Anderson is now six fights into her professional career and coming off a loss to Cindy Dandois under the Invicta banner that dropped her record to 4-2. It was a tough loss to take, but this was especially the case with this being her promotional and stateside debut.
“I needed to be humbled a little bit,” said Anderson. “I definitely learned more of how I should act outside of the cage and all that kind of stuff. I learned from that fight. I definitely was overconfident. I didn’t underestimate Cindy, because I knew she was good, but… I just… I guess I wasn’t as serious I should have been. Coming off of four straight wins, I guess I was pretty excited.”
That’s a rare and honest admission for a fighter to make. Now, Anderson is intent to learn from her mistakes, inside and outside the cage. It was a moment very few could have fully prepared themselves for. Admittedly, the media obligations and how to handle them were something Anderson was not prepared to handle.

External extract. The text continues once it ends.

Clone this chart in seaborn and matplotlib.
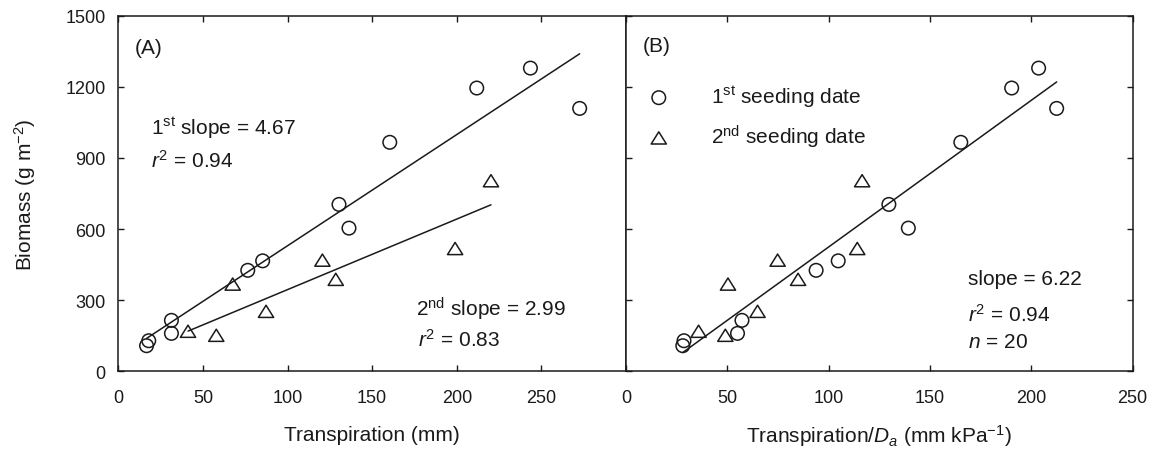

“I talk to someone for 10 minutes, maybe 30 minutes, and they take one little sentence and they take it out of proportion and make it completely opposite to what I was meaning and twist the words,” she said. “It’s something I’m still getting used to and it still annoys me, but I’m just not going to get worked up by it because it’s going to happen more and more and it’s something I guess is a part of the sport.”
Much of Anderson’s frustration comes from the fact that many found her arrogant and disrespectful towards her previous opponent, Dandois.
“I just try and be honest,” Anderson said. “That’s one thing I’ve learned, is to keep certain thoughts to myself and talk about the fight in a respectful way. Even going into the fight, I 100 percent respected Cindy and I knew she was a pioneer in the sport. She fought and beat some of the best girls.”
Fighters know that to win back the support of fans, they must start by winning fights. Now under the tutelage of UFC fighter James Krause, Anderson is determined to do just that. She’s excited to show her sacrifice has yielded positive results.
“I didn’t the fight the way I wanted to fight,” said Anderson. “I get frustrated because I know that I am 10 times better than the way I performed on that night. I think this is going to be very different than my last performance and I have every faith in my corner.”
Anderson will have the opportunity on Jan. 16 to prove that her fight with Dandois wasn’t a showing of her best stuff. She kicks off Invicta FC 15 against fellow featherweight Amber Leibrock, an undefeated fighter with just one fight under her belt. Anderson knows sacrifice, but on that January night, she’ll be out to prove something to herself, Invicta and the fans. She’ll be out to prove that the sacrifice has paid off. She’ll be out to prove she belongs in the Invicta cage.